Prep 30 mins
Cook 15 mins
This recipe was on the Bonnie Hunt Show and it's from the cookbook "Cook this not That". It looks like a really good healthier way to make Macaroni & Cheese. I'm putting it on Zaar for safe keeping.
- 2 tablespoons butter
- 1⁄2 yellow onion, minced
- 2 tablespoons flour
- 3 cups milk
- 2 cups extra-sharp cheddar cheese, shredded
- salt and pepper
- 1 lb elbow macaroni
- 1⁄4 cup pickled jalapeno pepper, chopped
- 2 ounces ham, cut into thin strips
- 1⁄2 cup breadcrumbs
- 1⁄4 cup parmesan cheese, grated
- Preheat oven to 375 degrees.
- Melt the butter in a large saucepan over medium heat. Add the onion and cook until soft and translucent (but not browned), about 3 minutes. Add the flour and stir to incorporate into the butter.
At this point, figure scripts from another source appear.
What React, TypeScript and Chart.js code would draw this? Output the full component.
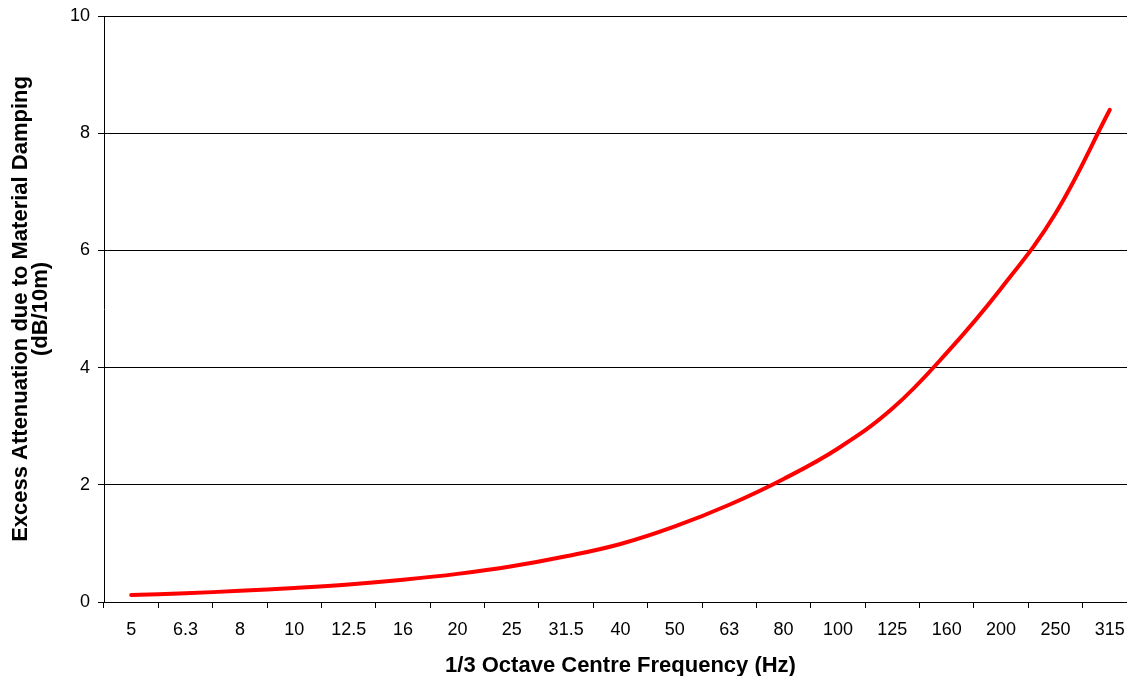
import React, { useEffect, useRef } from "react";
import { Chart, registerables } from "chart.js";

Chart.register(...registerables);

const categories = ["5", "6.3", "8", "10", "12.5", "16", "20", "25", "31.5", "40", "50", "63", "80", "100", "125", "160", "200", "250", "315"];
const attenuation = [0.12, 0.15, 0.19, 0.24, 0.30, 0.38, 0.48, 0.61, 0.78, 0.99, 1.29, 1.66, 2.10, 2.62, 3.30, 4.25, 5.35, 6.63, 8.40];
const yTitle = ["Excess Attenuation due to Material Damping", "(dB/10m)"];
const xTitle = "1/3 Octave Centre Frequency (Hz)";

const FONT = "'Liberation Sans', Arial, sans-serif";

export default function App() {
  const ref = useRef<HTMLCanvasElement | null>(null);

  useEffect(() => {
    if (!ref.current) return;
    const chart = new Chart(ref.current, {
      type: "line",
      data: {
        labels: categories,
        datasets: [
          {
            data: attenuation,
            borderColor: "#ff0000",
            borderWidth: 4,
            borderCapStyle: "round",
            borderJoinStyle: "round",
            pointRadius: 0,
            tension: 0.4,
            fill: false,
          },
        ],
      },
      options: {
        animation: false,
        responsive: false,
        devicePixelRatio: 1,
        layout: { padding: { left: 0, top: 16, right: 23, bottom: 0 } },
        plugins: { legend: { display: false }, tooltip: { enabled: false } },
        scales: {
          x: {
            type: "category",
            offset: true,
            grid: {
              display: true,
              drawOnChartArea: false,
              drawTicks: true,
              tickLength: 6,
              offset: true,
              color: "#000",
              lineWidth: 1,
            },
            border: { display: true, color: "#000", width: 1 },
            ticks: {
              color: "#000",
              font: { family: FONT, size: 18 },
              padding: 11,
              maxRotation: 0,
              autoSkip: false,
            },
            title: {
              display: true,
              text: xTitle,
              color: "#000",
              font: { family: FONT, size: 22, weight: "bold", lineHeight: 0.95 },
              padding: { top: 0, bottom: 0 },
            },
            afterFit: (scale: any) => {
              scale.height = 74;
            },
          },
          y: {
            min: 0,
            max: 10,
            ticks: {
              stepSize: 2,
              color: "#000",
              font: { family: FONT, size: 18 },
              padding: 8,
            },
            grid: {
              display: true,
              drawOnChartArea: true,
              drawTicks: true,
              tickLength: 6,
              color: "#000",
              lineWidth: 1,
            },
            border: { display: true, color: "#000", width: 1 },
            title: {
              display: true,
              text: yTitle,
              color: "#000",
              font: { family: FONT, size: 22, weight: "bold", lineHeight: 0.9 },
              padding: { top: 11, bottom: 0 },
            },
            afterFit: (scale: any) => {
              scale.width = 104;
              scale.paddingTop = 0;
              scale.paddingBottom = 0;
            },
          },
        },
      },
    });
    return () => chart.destroy();
  }, []);

  return (
    <div
      style={{
        position: "fixed",
        left: 0,
        top: 0,
        width: 1127,
        height: 676,
        overflow: "hidden",
        background: "#fff",
      }}
    >
      <canvas ref={ref} width={1160} height={676} style={{ width: 1160, height: 676, display: "block" }} />
    </div>
  );
}
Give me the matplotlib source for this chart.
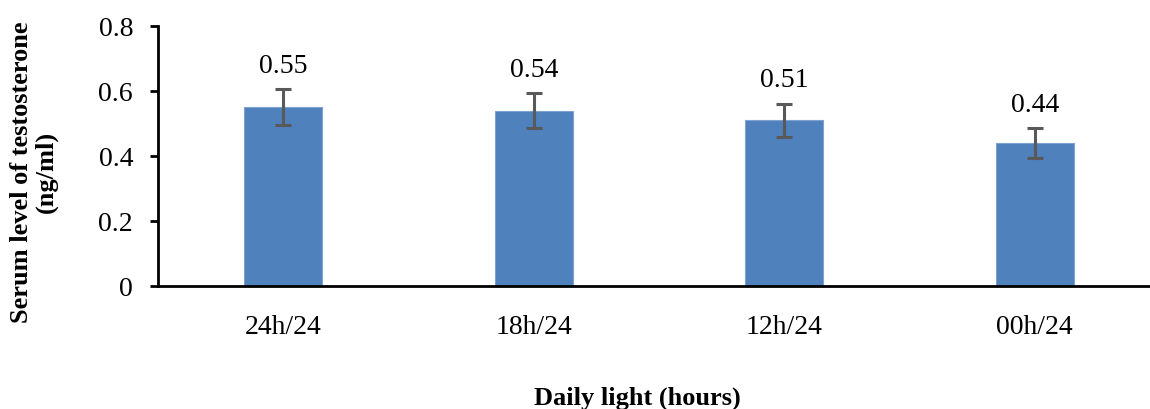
import matplotlib.pyplot as plt
import numpy as np

plt.rcParams['font.family'] = ['Liberation Serif', 'DejaVu Serif']

groups = ['24h/24', '18h/24', '12h/24', '00h/24']
testo = [0.55, 0.54, 0.51, 0.44]
err = [0.055, 0.053, 0.051, 0.045]

f = plt.figure(figsize=(11.5, 4.1), dpi=100)
ax = f.add_axes([158/1150, 1-287/410, 1002/1150, 260/410])

x = np.arange(len(groups))
ax.bar(x, testo, width=0.31, color='#4F81BD', edgecolor='#7FA2D0', lw=0.8, zorder=2)
ax.errorbar(x, testo, yerr=err, fmt='none', ecolor='#595959', elinewidth=2.2,
            capsize=6, capthick=2.2, zorder=3)
for xi, v, e in zip(x, testo, err):
    ax.text(xi, v + e + 0.035, '%.2f' % v, ha='center', va='bottom', fontsize=20)

ax.set_xlim(-0.5, 3.5)
ax.set_ylim(0, 0.8)
ax.set_yticks([0, 0.2, 0.4, 0.6, 0.8])
ax.set_yticklabels(['0', '0.2', '0.4', '0.6', '0.8'])
ax.set_xticks(x)
ax.set_xticklabels(groups)
ax.tick_params(axis='y', direction='out', length=6, width=2, labelsize=20, pad=12)
ax.tick_params(axis='x', length=0, labelsize=20, pad=20)
for s in ['top', 'right']:
    ax.spines[s].set_visible(False)
ax.spines['left'].set_linewidth(2)
ax.spines['bottom'].set_linewidth(2)

f.text(637/1150, 1-398/410, 'Daily light (hours)', ha='center', va='center',
       fontsize=19, fontweight='bold')
f.text(22/1150, 1-172/410, 'Serum level of testosterone', rotation=90,
       ha='center', va='center', fontsize=19, fontweight='bold')
f.text(46/1150, 1-172/410, '(ng/ml)', rotation=90,
       ha='center', va='center', fontsize=19, fontweight='bold')

f.savefig('out.png', dpi=100)
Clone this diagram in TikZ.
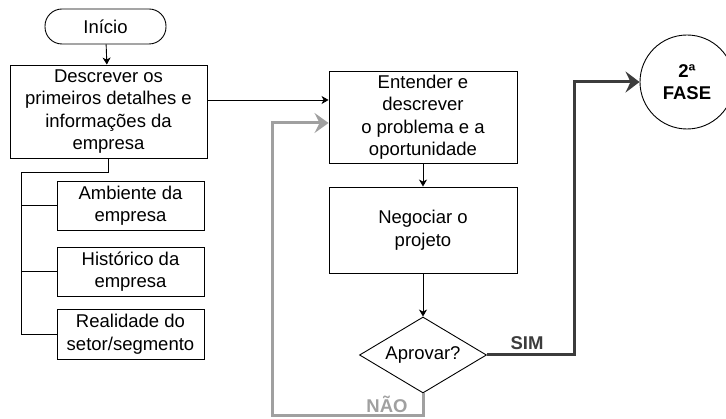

Pour in the milk a few tablespoons at a time, using a whisk to incorporate the flour and prevent lumps from forming. When all the milk has been added, allow the sauce to simmer for 10 minutes, until it begins to thicken. Stir in the cheese and season with salt and pepper.
- Cook the pasta according to the package instructions until al dente, drain and return to the pot. Add the cheese sauce, jalapenos, and ham and stir to fully incorporate. Divide the mixture among 6 individual crocks or pour into large baking dish. Top with bread crumbs and sprinkle with parmesan.
- Bake for 10 minutes. Turn on the broiler and broil until the bread crumbs are golden brown and crispy, about another 3 minutes.
Good mac and cheese. Was not really cheesy but still could taste the cheese. I left out the jalapenos for DSs but followed the rest of the recipe. Everyone enjoyed this. Made for PAC Fall 2011.